Exercise requirements: Copy out every line exactly, passing over the pictures.

Data extract:

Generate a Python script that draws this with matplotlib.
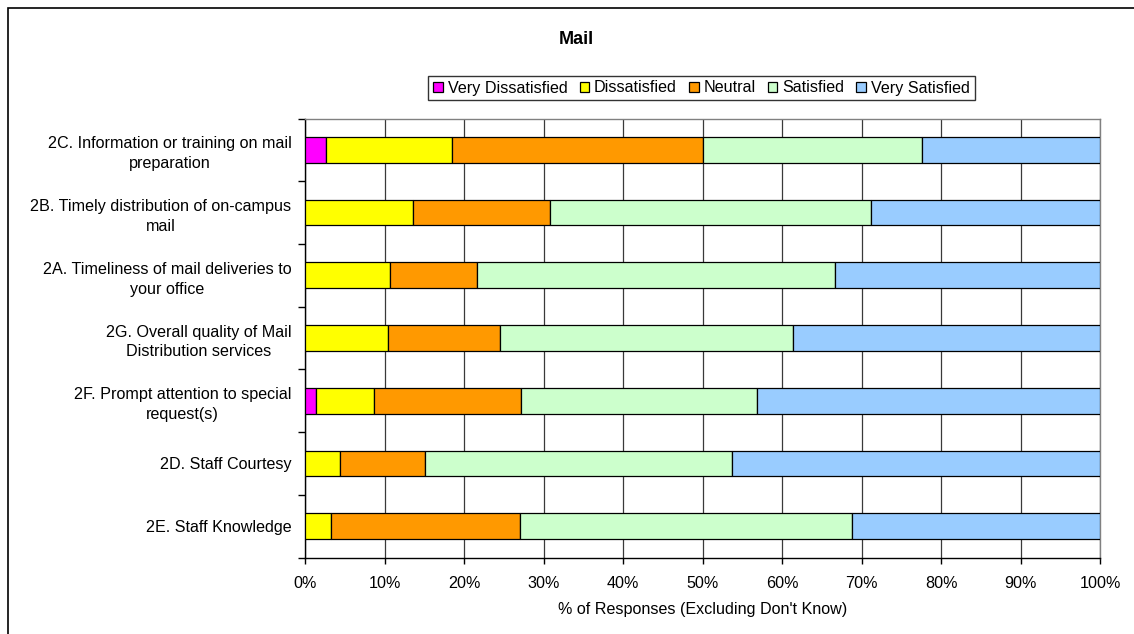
import matplotlib
matplotlib.use("Agg")
import matplotlib.pyplot as plt
from matplotlib.patches import Rectangle
import numpy as np

plt.rcParams['font.family'] = ['Liberation Sans', 'DejaVu Sans']

# Survey items, top to bottom
categories = [
    "2C. Information or training on mail\npreparation",
    "2B. Timely distribution of on-campus\nmail",
    "2A. Timeliness of mail deliveries to\nyour office",
    "2G. Overall quality of Mail\nDistribution services",
    "2F. Prompt attention to special\nrequest(s)",
    "2D. Staff Courtesy",
    "2E. Staff Knowledge",
]

# Share of responses (%) per rating level, same order as categories
very_dissatisfied = [2.6, 0.0, 0.0, 0.0, 1.3, 0.0, 0.0]
dissatisfied      = [15.9, 13.5, 10.7, 10.4, 7.3, 4.3, 3.2]
neutral           = [31.5, 17.3, 10.9, 14.1, 18.5, 10.8, 23.8]
satisfied         = [27.6, 40.4, 45.1, 36.9, 29.7, 38.6, 41.8]
very_satisfied    = [22.4, 28.8, 33.3, 38.6, 43.2, 46.3, 31.2]

series_names = ["Very Dissatisfied", "Dissatisfied", "Neutral", "Satisfied", "Very Satisfied"]
series_colors = ["#FF00FF", "#FFFF00", "#FF9900", "#CCFFCC", "#99CCFF"]
series_values = [very_dissatisfied, dissatisfied, neutral, satisfied, very_satisfied]

x_ticks = np.arange(0, 101, 10)
x_ticklabels = [f"{t}%" for t in x_ticks]

FS = 11.6

W, H = 1134, 634
fig = plt.figure(figsize=(W / 100, H / 100), dpi=100)
fig.patch.set_facecolor("white")

# chart-area frame (top and left edges show, the rest runs off the canvas)
fig.patches.append(Rectangle((8 / W, -0.05), 1.2, 1 - 7.5 / H + 0.05,
                             transform=fig.transFigure, fill=False,
                             edgecolor="black", linewidth=1.2))

ax = fig.add_axes([305.4 / W, 1 - 557.5 / H, (1100 - 305.4) / W, (557.5 - 118.5) / H])

y = np.arange(len(categories))
left = np.zeros(len(categories))
handles = []
for name, color, vals in zip(series_names, series_colors, series_values):
    vals = np.array(vals)
    h = ax.barh(y, vals, left=left, height=0.41, color=color,
                edgecolor="black", linewidth=0.9, label=name, zorder=3)
    handles.append(h)
    left = left + vals

ax.set_xlim(0, 100)
ax.set_ylim(len(categories) - 0.5, -0.5)

ax.set_xticks(x_ticks)
ax.set_xticklabels(x_ticklabels, fontsize=FS)
ax.set_yticks(y)
ax.set_yticklabels(categories, fontsize=FS, multialignment="center", linespacing=1.4)
ax.tick_params(axis="y", length=0, pad=10)
ax.tick_params(axis="x", length=4, width=1, direction="out", pad=9, color="black")

# category boundary ticks on the left axis
ax.set_yticks(np.arange(-0.5, len(categories), 1.0), minor=True)
ax.tick_params(axis="y", which="minor", length=5, width=1, direction="out", color="black")

ax.grid(axis="x", color="#3a3a3a", linewidth=0.9, zorder=0)
ax.set_axisbelow(True)

for side in ("top", "right"):
    ax.spines[side].set_color("#808080")
    ax.spines[side].set_linewidth(1.0)
for side in ("left", "bottom"):
    ax.spines[side].set_color("black")
    ax.spines[side].set_linewidth(1.0)

ax.set_xlabel("% of Responses (Excluding Don't Know)", fontsize=FS, labelpad=8)

fig.text(576 / W, 1 - 39 / H, "Mail", ha="center", va="center",
         fontsize=13, fontweight="bold")

leg = fig.legend(handles=handles, labels=series_names, loc="center",
                 bbox_to_anchor=(701.5 / W, 1 - 88 / H), ncol=5, fontsize=FS,
                 frameon=True, fancybox=False, edgecolor="black",
                 handlelength=0.6, handleheight=0.6, handletextpad=0.3,
                 columnspacing=0.75, borderpad=0.3, borderaxespad=0)
leg.get_frame().set_linewidth(1.0)

fig.savefig("out.png", dpi=100, facecolor="white")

Task solution:
Generate a Python script that draws this with matplotlib.
import matplotlib
matplotlib.use("Agg")
import matplotlib.pyplot as plt
from matplotlib.patches import Rectangle
import numpy as np

plt.rcParams['font.family'] = ['Liberation Sans', 'DejaVu Sans']

# Survey items, top to bottom
categories = [
    "2C. Information or training on mail\npreparation",
    "2B. Timely distribution of on-campus\nmail",
    "2A. Timeliness of mail deliveries to\nyour office",
    "2G. Overall quality of Mail\nDistribution services",
    "2F. Prompt attention to special\nrequest(s)",
    "2D. Staff Courtesy",
    "2E. Staff Knowledge",
]

# Share of responses (%) per rating level, same order as categories
very_dissatisfied = [2.6, 0.0, 0.0, 0.0, 1.3, 0.0, 0.0]
dissatisfied      = [15.9, 13.5, 10.7, 10.4, 7.3, 4.3, 3.2]
neutral           = [31.5, 17.3, 10.9, 14.1, 18.5, 10.8, 23.8]
satisfied         = [27.6, 40.4, 45.1, 36.9, 29.7, 38.6, 41.8]
very_satisfied    = [22.4, 28.8, 33.3, 38.6, 43.2, 46.3, 31.2]

series_names = ["Very Dissatisfied", "Dissatisfied", "Neutral", "Satisfied", "Very Satisfied"]
series_colors = ["#FF00FF", "#FFFF00", "#FF9900", "#CCFFCC", "#99CCFF"]
series_values = [very_dissatisfied, dissatisfied, neutral, satisfied, very_satisfied]

x_ticks = np.arange(0, 101, 10)
x_ticklabels = [f"{t}%" for t in x_ticks]

FS = 11.6

W, H = 1134, 634
fig = plt.figure(figsize=(W / 100, H / 100), dpi=100)
fig.patch.set_facecolor("white")

# chart-area frame (top and left edges show, the rest runs off the canvas)
fig.patches.append(Rectangle((8 / W, -0.05), 1.2, 1 - 7.5 / H + 0.05,
                             transform=fig.transFigure, fill=False,
                             edgecolor="black", linewidth=1.2))

ax = fig.add_axes([305.4 / W, 1 - 557.5 / H, (1100 - 305.4) / W, (557.5 - 118.5) / H])

y = np.arange(len(categories))
left = np.zeros(len(categories))
handles = []
for name, color, vals in zip(series_names, series_colors, series_values):
    vals = np.array(vals)
    h = ax.barh(y, vals, left=left, height=0.41, color=color,
                edgecolor="black", linewidth=0.9, label=name, zorder=3)
    handles.append(h)
    left = left + vals

ax.set_xlim(0, 100)
ax.set_ylim(len(categories) - 0.5, -0.5)

ax.set_xticks(x_ticks)
ax.set_xticklabels(x_ticklabels, fontsize=FS)
ax.set_yticks(y)
ax.set_yticklabels(categories, fontsize=FS, multialignment="center", linespacing=1.4)
ax.tick_params(axis="y", length=0, pad=10)
ax.tick_params(axis="x", length=4, width=1, direction="out", pad=9, color="black")

# category boundary ticks on the left axis
ax.set_yticks(np.arange(-0.5, len(categories), 1.0), minor=True)
ax.tick_params(axis="y", which="minor", length=5, width=1, direction="out", color="black")

ax.grid(axis="x", color="#3a3a3a", linewidth=0.9, zorder=0)
ax.set_axisbelow(True)

for side in ("top", "right"):
    ax.spines[side].set_color("#808080")
    ax.spines[side].set_linewidth(1.0)
for side in ("left", "bottom"):
    ax.spines[side].set_color("black")
    ax.spines[side].set_linewidth(1.0)

ax.set_xlabel("% of Responses (Excluding Don't Know)", fontsize=FS, labelpad=8)

fig.text(576 / W, 1 - 39 / H, "Mail", ha="center", va="center",
         fontsize=13, fontweight="bold")

leg = fig.legend(handles=handles, labels=series_names, loc="center",
                 bbox_to_anchor=(701.5 / W, 1 - 88 / H), ncol=5, fontsize=FS,
                 frameon=True, fancybox=False, edgecolor="black",
                 handlelength=0.6, handleheight=0.6, handletextpad=0.3,
                 columnspacing=0.75, borderpad=0.3, borderaxespad=0)
leg.get_frame().set_linewidth(1.0)

fig.savefig("out.png", dpi=100, facecolor="white")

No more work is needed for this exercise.